Bash Pattern Matching
Part of the book: Bash: The Linux Command Line
Pattern matching in Bash is also called Globbing. It sounds all bloaty and goey, but it's really boring and plain and not sticky at all, but also quite useful. Glob is actually the name of the glibc function that does the real work.
File pattern matching is usually about selecting groups of files, but it can be useful in avoiding typing long file names. Rather than type out a full file name, just type a pattern that contains a unique part and you've matched the file.
How it Works
When you issue a command and the command or argument contains a pattern, the shell first expands the pattern to one or more file names and then runs the command. If the pattern matches the pattern is replaced with the matching files and the command doesn't see the pattern, only the matching files. If the pattern fails to match, then, as a default, the command is given the pattern.
By default the shell doesn't match hidden file names, i.e. file and directory names that begin with a dot (.) won't get matched. This behaviour can be changed (see Configuring Pattern Matching below.)
Case Sensitive
By default file patterns are also case sensitive. Meaning that the files "upper" and "UPPER" are different.
Asterisk
The most used pattern is the asterisk (*). It matches zero or more of any character. It can be used at the beginning, middle or end of a pattern.
Some examples are:
Pattern | Matches | |
Anything.pdf or just .pdf | ||
img*jpg | img0001.jpg or imgjpg | |
index.* | index.html or index.php or index.html.bak | |
* | anything or really or Anything |
Question Mark
A lesser used but still useful pattern is the question mark (?). This indicates any one character.
Pattern | Matches |
?ndex.html | Index.html or index.html |
file.?? | file.01 or file.js |
More complicated
Rather than matching all characters you can specify a list of characters, a range or a class of characters. Using the square brackets ([ and ]) you can specify the characters to match. Despite the pattern taking up more than one character the pattern will only match one character.
Pattern | Matches |
messages.[123] | messages.1, messages.2 or messages.3 |
page[a-z].txt | pagea.txt, pageb.txt ... pagez.txt |
page[-a-z].txt | As above, but also matches page-.txt |
page[^m-z].txt or page[!m-z].txt | Doesn't match files pagem.txt through pagez.txt but matches all others (i.e. page?.txt) |
Classes can be used, these are shortforms for full ranges of characters. The following clases can be used: alnum, alpha, ascii, blank, cntrl, digit, graph, lower, print, punct, space, upper, word, xdigit. Use a class like this:
ls img[:digit:].jpg
That matches img0.jpg through img9.jpg. It seems like it's useless, but consider that this works independant of language. The real use of these classes is that if the locale changes (i.e. the language) then the characters that match also change. So this will match English or Arabic numerals.
Extended Patterns
Extended patterns can be handy in niche situations, but you'll probably find that they are disabled by default in your bash. To enable them you would have to run:
shopt -s extglob
And like all the settings I've mentioned, if you want it to be turned on every time to start a shell you need to add it to your .bashrc file or the system-wide /etc/bashrc file.

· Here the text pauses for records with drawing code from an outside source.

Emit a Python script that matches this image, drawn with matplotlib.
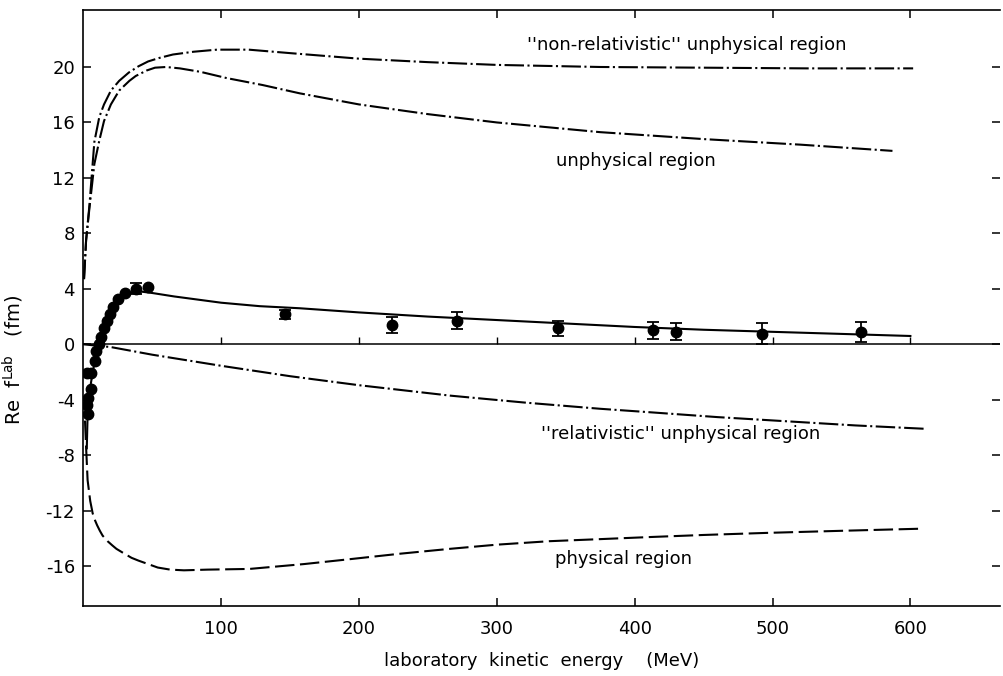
import numpy as np
import matplotlib
matplotlib.use("Agg")
import matplotlib.pyplot as plt

plt.rcParams['font.family'] = ['DejaVu Sans']
plt.rcParams['axes.unicode_minus'] = False
plt.rcParams['mathtext.default'] = 'regular'
plt.rcParams['lines.scale_dashes'] = False

# theory curves (energy in MeV, Re f in fm)
nonrel_x = [0.5, 2, 4.4, 8, 11.6, 15, 20, 26, 33, 40, 47, 55, 65, 80, 97, 120, 150,
            200, 250, 300, 375, 450, 525, 602]
nonrel_y = [4.7, 7.5, 10.0, 14.6, 16.4, 17.3, 18.3, 19.0, 19.6, 20.05, 20.4, 20.65,
            20.9, 21.1, 21.25, 21.25, 21.0, 20.6, 20.35, 20.15, 20.0, 19.95, 19.9, 19.9]

unphys_x = [0.5, 2, 4.4, 8, 11.6, 15, 20, 26, 33.4, 38, 46, 52, 60, 70, 85, 104, 130,
            157, 200, 250, 300, 375, 450, 520, 587]
unphys_y = [4.7, 7.5, 9.8, 13.0, 14.7, 16.1, 17.3, 18.3, 19.0, 19.35, 19.75, 19.95,
            20.0, 19.9, 19.65, 19.2, 18.7, 18.1, 17.3, 16.6, 16.0, 15.3, 14.8, 14.4, 13.95]

rel_x = [0, 20, 50, 100, 150, 200, 266, 320, 375, 411, 460, 510, 560, 612]
rel_y = [0.0, -0.2, -0.75, -1.55, -2.3, -2.95, -3.7, -4.2, -4.65, -4.9, -5.25,
         -5.55, -5.85, -6.1]

phys_x = [1.2, 2, 3.1, 5, 6.8, 8.5, 10, 12, 14, 17.6, 21, 24, 29.8, 35, 40, 47, 54,
          63, 73, 90, 120.5, 160, 193, 230, 266, 300, 338, 375, 411, 450, 496, 550, 607]
phys_y = [-5.5, -7.4, -9.8, -11.3, -12.2, -12.7, -13.05, -13.45, -13.8, -14.2, -14.5,
          -14.75, -15.1, -15.4, -15.6, -15.85, -16.1, -16.25, -16.3, -16.25, -16.2,
          -15.85, -15.5, -15.1, -14.75, -14.45, -14.2, -14.05, -13.9, -13.75, -13.6,
          -13.45, -13.3]

fit_x = [2.5, 3, 4, 5.5, 7, 9, 11, 13, 15, 18, 21, 25, 30, 36, 42, 50, 66, 100,
         128, 157, 200, 250, 300, 350, 400, 450, 500, 550, 600]
fit_y = [-7.5, -5.5, -4.0, -2.8, -1.9, -0.9, -0.1, 0.6, 1.2, 1.9, 2.5, 3.1, 3.5,
         3.75, 3.8, 3.7, 3.45, 3.0, 2.75, 2.6, 2.3, 2.0, 1.75, 1.5, 1.25, 1.05,
         0.9, 0.75, 0.6]

# measured points
data_x = [3.0, 5.5, 5.5, 3.5, 3.0, 3.5, 8.5, 9.5, 11.5, 13.0, 15.0, 17.5, 19.5,
          21.5, 25.0, 30.0, 38.0, 47.0, 146, 224, 271, 344, 413, 430, 492, 564]
data_y = [-2.1, -2.1, -3.2, -3.9, -4.4, -5.0, -1.2, -0.5, 0.05, 0.5, 1.15, 1.7,
          2.2, 2.7, 3.3, 3.7, 4.0, 4.1, 2.15, 1.4, 1.7, 1.15, 1.0, 0.92, 0.77, 0.87]
data_err = [0, 0, 0, 0, 0, 0, 0, 0, 0, 0, 0, 0, 0, 0, 0, 0, 0.4, 0, 0.3, 0.55,
            0.63, 0.55, 0.62, 0.62, 0.78, 0.72]

xticks = [100, 200, 300, 400, 500, 600]
yticks = [-16, -12, -8, -4, 0, 4, 8, 12, 16, 20]

fig = plt.figure(figsize=(10.04, 6.76), dpi=100)
ax = fig.add_axes([0.083, 0.103, 0.913, 0.882])

lw = 1.5
ax.axhline(0, color='black', lw=1.1)
ax.vlines(xticks, 0, 0.55, color='black', lw=1.0)

ax.plot(nonrel_x, nonrel_y, color='black', lw=lw, dashes=(14, 2.5, 1.5, 2.5))
ax.plot(unphys_x, unphys_y, color='black', lw=lw, dashes=(14, 2.5, 1.5, 2.5))
ax.plot(rel_x, rel_y, color='black', lw=lw, dashes=(14, 2.5, 1.5, 2.5))
ax.plot(phys_x, phys_y, color='black', lw=lw, dashes=(14, 4))
ax.plot(fit_x, fit_y, color='black', lw=lw)

dx = np.array(data_x)
dy = np.array(data_y)
de = np.array(data_err)
m = de > 0
ax.plot(dx[~m], dy[~m], 'o', color='black', ms=7.5)
ax.errorbar(dx[m], dy[m], yerr=de[m], fmt='o', color='black', ms=7.5,
            elinewidth=1.3, capsize=4, capthick=1.3)

fs = 13
ax.text(322, 21.6, "''non-relativistic'' unphysical region", fontsize=fs, va='center')
ax.text(343, 13.2, "unphysical region", fontsize=fs, va='center')
ax.text(332, -6.5, "''relativistic'' unphysical region", fontsize=fs, va='center')
ax.text(342, -15.5, "physical region", fontsize=fs, va='center')

ax.set_xlim(0, 665)
ax.set_ylim(-18.9, 24.1)
ax.set_xticks(xticks)
ax.set_yticks(yticks)
ax.tick_params(direction='in', length=6, width=1.1, labelsize=13,
               top=True, right=True)
ax.tick_params(axis='x', pad=10)
ax.tick_params(axis='y', pad=6)
ax.spines['right'].set_visible(False)
for s in ['left', 'top', 'bottom']:
    ax.spines[s].set_linewidth(1.2)

ax.set_xlabel("laboratory  kinetic  energy    (MeV)", fontsize=13, labelpad=10)
ax.set_ylabel(r"Re  f$^{Lab}$   (fm)", fontsize=14)
ax.yaxis.set_label_coords(-0.063, 0.413)

fig.savefig("out.png", dpi=100)
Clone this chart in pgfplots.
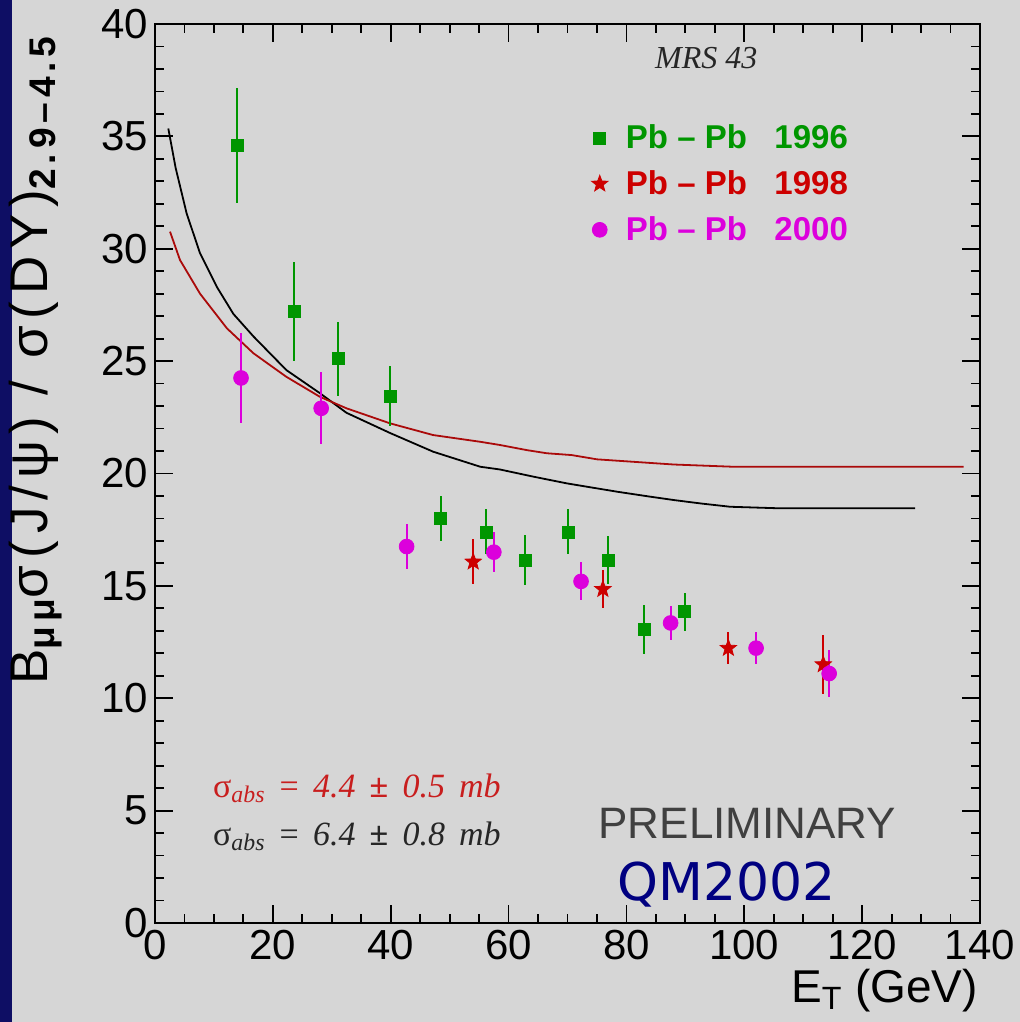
\documentclass[border=0pt]{standalone}
\usepackage{pgfplots}
\pgfplotsset{compat=1.18}
\usepackage{fontspec}
\setmainfont{Liberation Sans}
\newfontfamily\timesfont{Liberation Serif}
\newfontfamily\qmfont{DejaVu Sans}
\newfontfamily\ylabfont[LetterSpace=13]{Liberation Sans}
\definecolor{bgc}{RGB}{214,214,214}
\definecolor{stripc}{RGB}{14,14,100}
\definecolor{cgreen}{RGB}{0,150,0}
\definecolor{cred}{RGB}{205,0,0}
\definecolor{cmag}{RGB}{220,0,220}
\definecolor{ccurve}{RGB}{170,10,10}
\definecolor{cnavy}{RGB}{0,0,128}
\definecolor{csig}{RGB}{200,30,30}
\pgfdeclareplotmark{fstar}{%
  \pgfpathmoveto{\pgfpointpolar{90}{\pgfplotmarksize}}%
  \pgfpathlineto{\pgfpointpolar{126}{0.42\pgfplotmarksize}}%
  \pgfpathlineto{\pgfpointpolar{162}{\pgfplotmarksize}}%
  \pgfpathlineto{\pgfpointpolar{198}{0.42\pgfplotmarksize}}%
  \pgfpathlineto{\pgfpointpolar{234}{\pgfplotmarksize}}%
  \pgfpathlineto{\pgfpointpolar{270}{0.42\pgfplotmarksize}}%
  \pgfpathlineto{\pgfpointpolar{306}{\pgfplotmarksize}}%
  \pgfpathlineto{\pgfpointpolar{342}{0.42\pgfplotmarksize}}%
  \pgfpathlineto{\pgfpointpolar{18}{\pgfplotmarksize}}%
  \pgfpathlineto{\pgfpointpolar{54}{0.42\pgfplotmarksize}}%
  \pgfpathclose\pgfusepathqfillstroke}
\begin{document}
\begin{tikzpicture}
\fill[bgc] (-77.5pt,-49.5pt) rectangle (432.5pt,461.5pt);
\fill[stripc] (-77.5pt,-49.5pt) rectangle (-71.5pt,461.5pt);
\useasboundingbox (-77.5pt,-49.5pt) rectangle (432.5pt,461.5pt);
\begin{axis}[
  scale only axis, width=412.5pt, height=449.5pt,
  xmin=0, xmax=140, ymin=0, ymax=40,
  xtick={0,20,...,140}, ytick={0,5,...,40},
  minor x tick num=3, minor y tick num=4,
  tick align=inside, major tick length=9pt, minor tick length=4.5pt,
  axis line style={line width=1pt}, every tick/.style={line width=0.9pt, black},
  tick label style={font=\fontsize{21}{25}\selectfont},
  /pgf/number format/assume math mode=true,
  xlabel={E\textsubscript{T} (GeV)},
  xlabel style={font=\fontsize{23}{27}\selectfont, at={(axis description cs:1.006,-0.075)}, anchor=east},
  ylabel={B\textsubscript{\bfseries μμ}σ(J/ψ)\ /\ σ(DY)\textsubscript{\bfseries 2.9–4.5}},
  ylabel style={font=\ylabfont\fontsize{26.5}{30}\selectfont, at={(axis description cs:-0.145,0.626)}, anchor=center},
  legend style={at={(axis cs:73,35.9)}, anchor=north west, draw=none, fill=none,
    font=\fontsize{16.5}{19}\selectfont\bfseries, row sep=5.5pt, legend cell align=left,
    /tikz/every odd column/.style={column sep=7pt}},
  error bars/error mark=none,
]
\addplot[black, line width=0.9pt, forget plot] coordinates {
(2.26,35.35)(3.5,33.6)(5.37,31.57)(7.64,29.8)(10.5,28.3)(13.3,27.1)(16.7,26.1)(22.3,24.6)(28.0,23.57)(32.5,22.7)(39.9,21.8)(47.2,20.97)(55.2,20.3)(58.5,20.18)(64.2,19.86)(69.9,19.56)(78.4,19.19)(84.0,18.97)(88.0,18.82)(92.5,18.67)(97.6,18.52)(106.1,18.45)(129.0,18.45)};
\addplot[ccurve, line width=0.9pt, forget plot] coordinates {
(2.55,30.76)(4.24,29.5)(7.64,28.0)(12.2,26.46)(16.7,25.35)(22.3,24.3)(28.0,23.41)(32.5,22.9)(39.9,22.23)(47.2,21.71)(55.2,21.41)(58.5,21.27)(63.1,21.04)(66.5,20.9)(70.7,20.82)(75.0,20.63)(81.2,20.52)(88.0,20.4)(98.1,20.3)(137.2,20.3)};
\addplot[only marks, mark=square*, mark size=3pt, color=cgreen,
  error bars/.cd, y dir=both, y explicit, error bar style={line width=1pt, cgreen}]
coordinates {
(13.9,34.6) +- (0,2.55)
(23.6,27.2) +- (0,2.2)
(31.1,25.1) +- (0,1.65)
(39.9,23.45) +- (0,1.35)
(48.5,18.0) +- (0,1.0)
(56.2,17.4) +- (0,1.0)
(62.8,16.15) +- (0,1.1)
(70.1,17.4) +- (0,1.0)
(76.9,16.15) +- (0,1.05)
(83.0,13.05) +- (0,1.1)
(89.9,13.85) +- (0,0.85)};
\addlegendentry{\textcolor{cgreen}{Pb -- Pb\ \ \ 1996}}
\addplot[only marks, mark=fstar, mark size=4.3pt, color=cred,
  error bars/.cd, y dir=both, y explicit, error bar style={line width=1pt, cred}]
coordinates {
(54.0,16.07) +- (0,1.0)
(76.0,14.85) +- (0,0.85)
(97.3,12.23) +- (0,0.7)
(113.4,11.5) +- (0,1.3)};
\addlegendentry{\textcolor{cred}{Pb -- Pb\ \ \ 1998}}
\addplot[only marks, mark=*, mark size=3.7pt, color=cmag,
  error bars/.cd, y dir=both, y explicit, error bar style={line width=1pt, cmag}]
coordinates {
(14.6,24.25) +- (0,2.0)
(28.2,22.9) +- (0,1.6)
(42.7,16.75) +- (0,1.0)
(57.5,16.5) +- (0,0.9)
(72.3,15.2) +- (0,0.85)
(87.5,13.35) +- (0,0.75)
(102.0,12.23) +- (0,0.7)
(114.4,11.1) +- (0,1.05)};
\addlegendentry{\textcolor{cmag}{Pb -- Pb\ \ \ 2000}}
\node[anchor=base west, inner sep=0pt, text=black!85, font=\timesfont\itshape\fontsize{16}{19}\selectfont] at (axis cs:84.8,38.04) {MRS 43};
\node[anchor=base west, inner sep=0pt, text=csig, font=\timesfont\fontsize{17}{20}\selectfont] at (axis cs:9.8,5.6) {σ\textsubscript{\itshape abs}\,\ =\,\ \itshape 4.4\,\ {\upshape\bfseries ±}\,\ 0.5\,\ mb};
\node[anchor=base west, inner sep=0pt, text=black!85, font=\timesfont\fontsize{17}{20}\selectfont] at (axis cs:9.8,3.47) {σ\textsubscript{\itshape abs}\,\ =\,\ \itshape 6.4\,\ {\upshape\bfseries ±}\,\ 0.8\,\ mb};
\node[anchor=base west, inner sep=0pt, text=black!75, font=\fontsize{22}{25}\selectfont] at (axis cs:75.2,3.78) {PRELIMINARY};
\node[anchor=base west, inner sep=0pt, text=cnavy, font=\qmfont\fontsize{26}{30}\selectfont] at (axis cs:78.4,1.02) {QM2002};
\end{axis}
\end{tikzpicture}
\end{document}
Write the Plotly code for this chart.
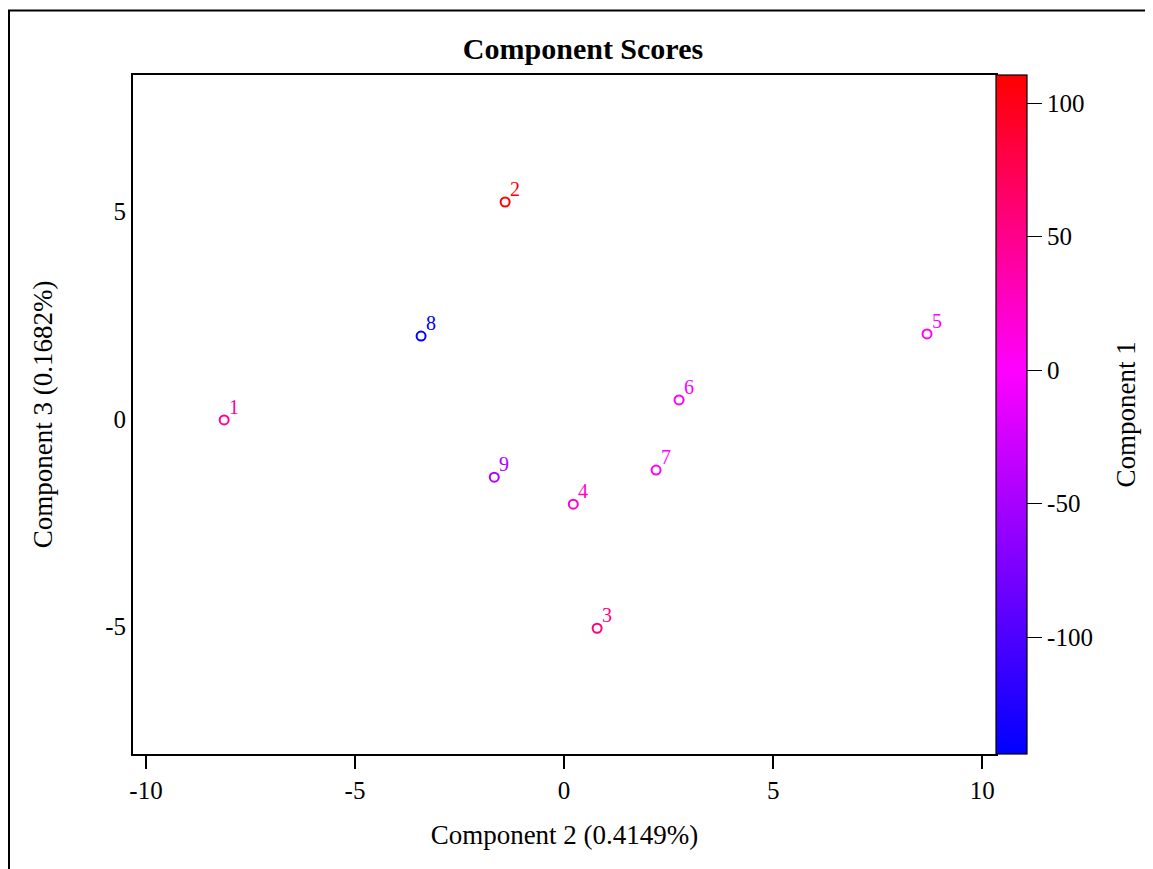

With extended patterns you can create more complex patterns that match more than a single character but less than all characters of any length.
?(pattern-list) | Matches zero or one occurrence of the given patterns |
*(pattern-list) | Matches zero or more occurrences of the given patterns |
+(pattern-list) | Matches one or more occurrences of the given patterns |
@(pattern-list) | Matches one of the given patterns |
!(pattern-list) | Matches anything except one of the given patterns |
The patters can be any of the regular patterns so +([:digit:]) matches one or more digits.
Configuring Pattern Matching
There are shell options that allow control over how the shell matches patterns and how it reacts to failed patterns.
dotglob | If set, bash includes filenames beginning with a ‘.’ in the results of pathname expansion. |
extglob | If set, the extended pattern matching features described above under Pathname Expansion are enabled. |
failglob | f set, patterns which fail to match filenames during pathname expansion result in an expansion error. |
globstar | If set, the pattern ** used in a filename expansion context will match a files and zero or more directories and subdirectories. If the pattern is followed by a /, only directories and subdirectories match. |
To see if these options are set run:
shopt dotglob
To set it:
shopt -s dotglob
To unset it:
shopt -u dotglob
As you have come to expect it, to make these changes permanent you need to add the shopt commands to your .bashrcfile or the system-wide /etc/bashrc file.
Seeing File Expansion Work
The easy way to see file expansion working is to use the echo command. Just give it a pattern and it will print the results.
echo *.jpg
Another way it to position you cursor at the end of the pattern and press Tab twice and the shell will list matching files below. You can also expand the pattern on the line by positioning your cursor at the end of the pattern and pressing Ctrl-x then *, the matching files now appear on the command line.